Embodiments of the present invention can also be realized by a computer of a system or apparatus that reads out and executes computer executable instructions (e.g., one or more programs) recorded on a storage medium (which may also be referred to more fully as a ‘non-transitory computer-readable storage medium’) to perform the functions of one or more of the above-described embodiments and/or that includes one or more circuits (e.g., application specific integrated circuit (ASIC)) for performing the functions of one or more of the above-described embodiments, and by a method performed by the computer of the system or apparatus by, for example, reading out and executing the computer executable instructions from the storage medium to perform the functions of one or more of the above-described embodiments and/or controlling the one or more circuits to perform the functions of one or more of the above-described embodiments. The computer may comprise one or more processors (e.g., central processing unit (CPU), micro processing unit (MPU)) and may include a network of separate computers or separate processors to read out and execute the computer executable instructions. The computer executable instructions may be provided to the computer, for example, from a network or the storage medium. The storage medium may include, for example, one or more of a hard disk, a random-access memory (RAM), a read only memory (ROM), a storage of distributed computing systems, an optical disk (such as a compact disc (CD), digital versatile disc (DVD), or Blu-ray Disc (BD)®), a flash memory device, a memory card, and the like.
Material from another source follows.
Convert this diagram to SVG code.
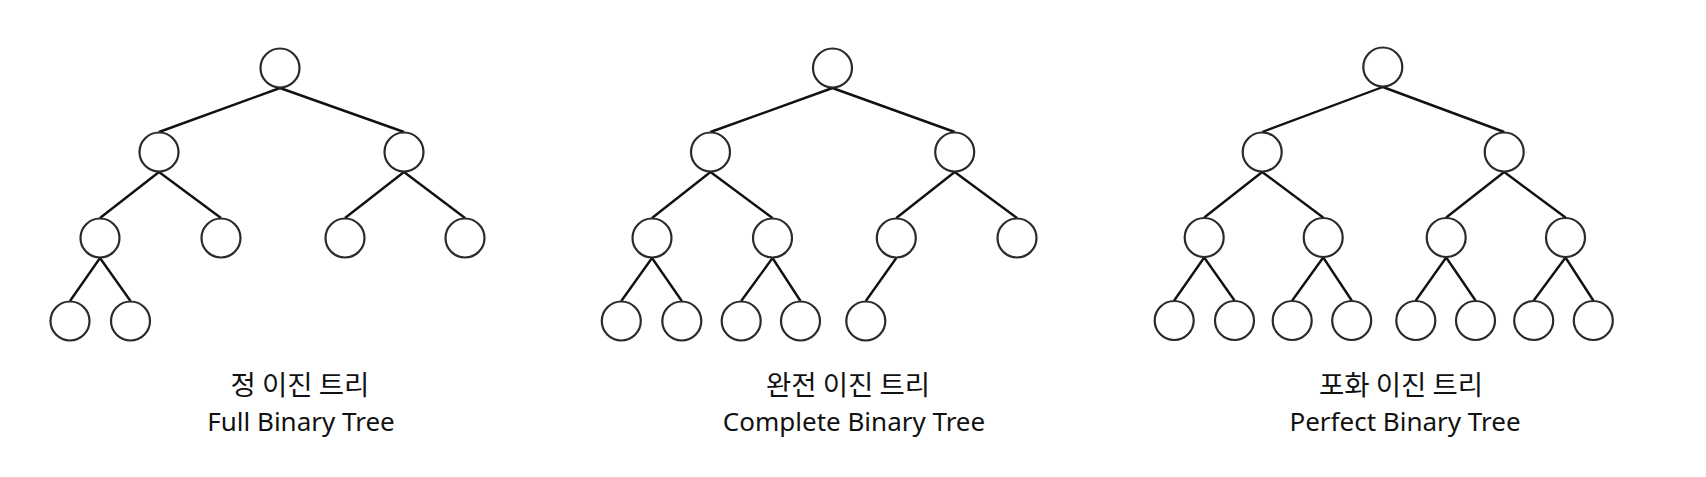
<svg xmlns="http://www.w3.org/2000/svg" width="1706" height="477" viewBox="0 0 1706 477">
<style>
.n{fill:#fff;stroke:#2a2a2a;stroke-width:2.2}
.e{stroke:#111;stroke-width:2.4;fill:none}
.k{font-family:"Noto Sans CJK KR",sans-serif;font-size:27.5px;fill:#111;text-anchor:middle}
.t{font-family:"Noto Sans","Noto Sans CJK KR",sans-serif;font-size:26px;fill:#111;text-anchor:middle}
</style>
<rect width="1706" height="477" fill="#fff"/>
<g id="connectors" class="e">
<path d="M280,88 L159,132 M280,88 L404,132 M159,172 L100,218 M159,172 L221,218 M404,172 L345,218 M404,172 L465,218 M100,258 L70,301 M100,258 L130.5,301"/>
<path d="M832.5,88 L710.5,132 M832.5,88 L954.7,132 M710.5,172 L652,218 M710.5,172 L772.5,218 M954.7,172 L896.3,218 M954.7,172 L1017,218 M652,258 L621.3,301 M652,258 L681.8,301 M772.5,258 L741.2,301 M772.5,258 L800.5,301 M896.3,258 L865.8,301"/>
<path d="M1382.8,87 L1262.2,132 M1382.8,87 L1504.2,132 M1262.2,172 L1204.2,217.5 M1262.2,172 L1323.2,217.5 M1504.2,172 L1446.2,217.5 M1504.2,172 L1565.5,217.5 M1204.2,257.5 L1174.2,300.5 M1204.2,257.5 L1234.5,300.5 M1323.2,257.5 L1292.2,300.5 M1323.2,257.5 L1351.7,300.5 M1446.2,257.5 L1415.8,300.5 M1446.2,257.5 L1475.5,300.5 M1565.5,257.5 L1533.7,300.5 M1565.5,257.5 L1593.3,300.5"/>
</g>
<g id="full-tree">
<circle id="f1" class="n" cx="280" cy="68" r="19.5"/>
<circle id="f2" class="n" cx="159" cy="152" r="19.5"/>
<circle id="f3" class="n" cx="404" cy="152" r="19.5"/>
<circle id="f4" class="n" cx="100" cy="238" r="19.5"/>
<circle id="f5" class="n" cx="221" cy="238" r="19.5"/>
<circle id="f6" class="n" cx="345" cy="238" r="19.5"/>
<circle id="f7" class="n" cx="465" cy="238" r="19.5"/>
<circle id="f8" class="n" cx="70" cy="321" r="19.5"/>
<circle id="f9" class="n" cx="130.5" cy="321" r="19.5"/>
<text id="f-label-ko" class="k" x="300" y="395">정 이진 트리</text>
<text id="f-label-en" class="t" x="301" y="431">Full Binary Tree</text>
</g>
<g id="complete-tree">
<circle id="c1" class="n" cx="832.5" cy="68" r="19.5"/>
<circle id="c2" class="n" cx="710.5" cy="152" r="19.5"/>
<circle id="c3" class="n" cx="954.7" cy="152" r="19.5"/>
<circle id="c4" class="n" cx="652" cy="238" r="19.5"/>
<circle id="c5" class="n" cx="772.5" cy="238" r="19.5"/>
<circle id="c6" class="n" cx="896.3" cy="238" r="19.5"/>
<circle id="c7" class="n" cx="1017" cy="238" r="19.5"/>
<circle id="c8" class="n" cx="621.3" cy="321" r="19.5"/>
<circle id="c9" class="n" cx="681.8" cy="321" r="19.5"/>
<circle id="c10" class="n" cx="741.2" cy="321" r="19.5"/>
<circle id="c11" class="n" cx="800.5" cy="321" r="19.5"/>
<circle id="c12" class="n" cx="865.8" cy="321" r="19.5"/>
<text id="c-label-ko" class="k" x="848" y="395">완전 이진 트리</text>
<text id="c-label-en" class="t" x="854" y="431">Complete Binary Tree</text>
</g>
<g id="perfect-tree">
<circle id="p1" class="n" cx="1382.8" cy="67" r="19.5"/>
<circle id="p2" class="n" cx="1262.2" cy="152" r="19.5"/>
<circle id="p3" class="n" cx="1504.2" cy="152" r="19.5"/>
<circle id="p4" class="n" cx="1204.2" cy="237.5" r="19.5"/>
<circle id="p5" class="n" cx="1323.2" cy="237.5" r="19.5"/>
<circle id="p6" class="n" cx="1446.2" cy="237.5" r="19.5"/>
<circle id="p7" class="n" cx="1565.5" cy="237.5" r="19.5"/>
<circle id="p8" class="n" cx="1174.2" cy="320.5" r="19.5"/>
<circle id="p9" class="n" cx="1234.5" cy="320.5" r="19.5"/>
<circle id="p10" class="n" cx="1292.2" cy="320.5" r="19.5"/>
<circle id="p11" class="n" cx="1351.7" cy="320.5" r="19.5"/>
<circle id="p12" class="n" cx="1415.8" cy="320.5" r="19.5"/>
<circle id="p13" class="n" cx="1475.5" cy="320.5" r="19.5"/>
<circle id="p14" class="n" cx="1533.7" cy="320.5" r="19.5"/>
<circle id="p15" class="n" cx="1593.3" cy="320.5" r="19.5"/>
<text id="p-label-ko" class="k" x="1401" y="395">포화 이진 트리</text>
<text id="p-label-en" class="t" x="1405" y="431">Perfect Binary Tree</text>
</g>
</svg>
While the present invention has been described with reference to exemplary embodiments, it is to be understood that the invention is not limited to the disclosed exemplary embodiments. The scope of the following claims is to be accorded the broadest interpretation so as to encompass all such modifications and equivalent structures and functions.

This application claims the benefit of Japanese Patent Application No. 2015-217363, filed Nov. 5, 2015, which is hereby incorporated by reference herein in its entirety.